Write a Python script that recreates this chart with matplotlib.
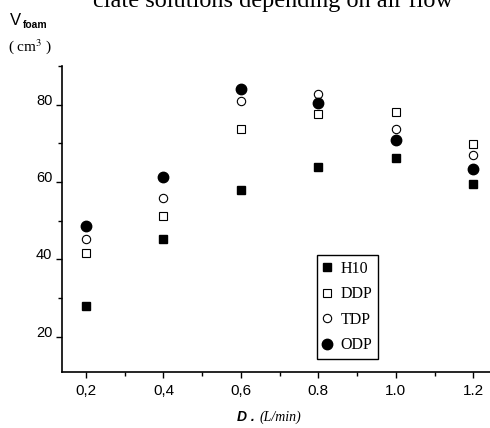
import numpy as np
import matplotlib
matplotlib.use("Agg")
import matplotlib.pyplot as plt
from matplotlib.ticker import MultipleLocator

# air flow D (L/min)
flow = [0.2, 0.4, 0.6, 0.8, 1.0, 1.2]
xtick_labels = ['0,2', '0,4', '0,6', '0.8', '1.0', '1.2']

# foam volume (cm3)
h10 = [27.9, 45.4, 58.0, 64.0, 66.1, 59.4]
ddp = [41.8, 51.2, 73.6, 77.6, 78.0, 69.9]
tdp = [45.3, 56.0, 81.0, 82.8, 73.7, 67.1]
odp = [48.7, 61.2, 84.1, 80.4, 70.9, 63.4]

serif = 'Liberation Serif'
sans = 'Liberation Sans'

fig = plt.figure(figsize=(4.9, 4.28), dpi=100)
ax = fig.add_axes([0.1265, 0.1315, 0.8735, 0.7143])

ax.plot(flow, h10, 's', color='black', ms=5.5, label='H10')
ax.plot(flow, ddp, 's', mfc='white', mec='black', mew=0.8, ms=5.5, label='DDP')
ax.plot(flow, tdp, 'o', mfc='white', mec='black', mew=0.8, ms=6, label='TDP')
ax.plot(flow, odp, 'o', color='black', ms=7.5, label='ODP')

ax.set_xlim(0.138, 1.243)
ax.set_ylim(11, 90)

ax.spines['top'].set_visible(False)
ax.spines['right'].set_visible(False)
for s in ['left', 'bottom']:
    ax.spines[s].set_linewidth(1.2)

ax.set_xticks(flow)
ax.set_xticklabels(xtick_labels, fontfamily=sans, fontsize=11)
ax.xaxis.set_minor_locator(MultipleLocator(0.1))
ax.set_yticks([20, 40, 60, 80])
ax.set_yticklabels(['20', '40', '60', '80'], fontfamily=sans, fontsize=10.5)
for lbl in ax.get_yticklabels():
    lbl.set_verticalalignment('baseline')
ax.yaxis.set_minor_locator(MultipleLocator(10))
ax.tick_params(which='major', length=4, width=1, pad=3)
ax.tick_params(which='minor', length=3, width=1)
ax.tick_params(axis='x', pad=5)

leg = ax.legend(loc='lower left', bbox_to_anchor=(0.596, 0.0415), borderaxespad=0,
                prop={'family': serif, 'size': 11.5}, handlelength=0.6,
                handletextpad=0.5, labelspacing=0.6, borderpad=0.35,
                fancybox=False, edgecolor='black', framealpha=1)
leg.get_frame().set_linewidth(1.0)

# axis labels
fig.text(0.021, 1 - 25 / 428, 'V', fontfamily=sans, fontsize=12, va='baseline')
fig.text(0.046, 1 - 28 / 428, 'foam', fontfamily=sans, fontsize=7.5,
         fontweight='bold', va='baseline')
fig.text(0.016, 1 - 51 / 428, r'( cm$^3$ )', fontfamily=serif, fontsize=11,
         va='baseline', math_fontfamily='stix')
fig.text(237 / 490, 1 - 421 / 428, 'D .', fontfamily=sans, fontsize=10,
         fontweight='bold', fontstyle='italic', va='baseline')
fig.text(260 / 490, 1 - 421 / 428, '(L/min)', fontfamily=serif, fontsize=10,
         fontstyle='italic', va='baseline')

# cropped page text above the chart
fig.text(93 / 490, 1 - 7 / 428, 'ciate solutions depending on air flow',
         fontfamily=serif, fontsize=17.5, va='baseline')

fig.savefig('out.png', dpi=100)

* Aim *
Exclude the pictures. Write out the remaining data exactly.

* Complete answer *
Write a Python script that recreates this chart with matplotlib.
import numpy as np
import matplotlib
matplotlib.use("Agg")
import matplotlib.pyplot as plt
from matplotlib.ticker import MultipleLocator

# air flow D (L/min)
flow = [0.2, 0.4, 0.6, 0.8, 1.0, 1.2]
xtick_labels = ['0,2', '0,4', '0,6', '0.8', '1.0', '1.2']

# foam volume (cm3)
h10 = [27.9, 45.4, 58.0, 64.0, 66.1, 59.4]
ddp = [41.8, 51.2, 73.6, 77.6, 78.0, 69.9]
tdp = [45.3, 56.0, 81.0, 82.8, 73.7, 67.1]
odp = [48.7, 61.2, 84.1, 80.4, 70.9, 63.4]

serif = 'Liberation Serif'
sans = 'Liberation Sans'

fig = plt.figure(figsize=(4.9, 4.28), dpi=100)
ax = fig.add_axes([0.1265, 0.1315, 0.8735, 0.7143])

ax.plot(flow, h10, 's', color='black', ms=5.5, label='H10')
ax.plot(flow, ddp, 's', mfc='white', mec='black', mew=0.8, ms=5.5, label='DDP')
ax.plot(flow, tdp, 'o', mfc='white', mec='black', mew=0.8, ms=6, label='TDP')
ax.plot(flow, odp, 'o', color='black', ms=7.5, label='ODP')

ax.set_xlim(0.138, 1.243)
ax.set_ylim(11, 90)

ax.spines['top'].set_visible(False)
ax.spines['right'].set_visible(False)
for s in ['left', 'bottom']:
    ax.spines[s].set_linewidth(1.2)

ax.set_xticks(flow)
ax.set_xticklabels(xtick_labels, fontfamily=sans, fontsize=11)
ax.xaxis.set_minor_locator(MultipleLocator(0.1))
ax.set_yticks([20, 40, 60, 80])
ax.set_yticklabels(['20', '40', '60', '80'], fontfamily=sans, fontsize=10.5)
for lbl in ax.get_yticklabels():
    lbl.set_verticalalignment('baseline')
ax.yaxis.set_minor_locator(MultipleLocator(10))
ax.tick_params(which='major', length=4, width=1, pad=3)
ax.tick_params(which='minor', length=3, width=1)
ax.tick_params(axis='x', pad=5)

leg = ax.legend(loc='lower left', bbox_to_anchor=(0.596, 0.0415), borderaxespad=0,
                prop={'family': serif, 'size': 11.5}, handlelength=0.6,
                handletextpad=0.5, labelspacing=0.6, borderpad=0.35,
                fancybox=False, edgecolor='black', framealpha=1)
leg.get_frame().set_linewidth(1.0)

# axis labels
fig.text(0.021, 1 - 25 / 428, 'V', fontfamily=sans, fontsize=12, va='baseline')
fig.text(0.046, 1 - 28 / 428, 'foam', fontfamily=sans, fontsize=7.5,
         fontweight='bold', va='baseline')
fig.text(0.016, 1 - 51 / 428, r'( cm$^3$ )', fontfamily=serif, fontsize=11,
         va='baseline', math_fontfamily='stix')
fig.text(237 / 490, 1 - 421 / 428, 'D .', fontfamily=sans, fontsize=10,
         fontweight='bold', fontstyle='italic', va='baseline')
fig.text(260 / 490, 1 - 421 / 428, '(L/min)', fontfamily=serif, fontsize=10,
         fontstyle='italic', va='baseline')

# cropped page text above the chart
fig.text(93 / 490, 1 - 7 / 428, 'ciate solutions depending on air flow',
         fontfamily=serif, fontsize=17.5, va='baseline')

fig.savefig('out.png', dpi=100)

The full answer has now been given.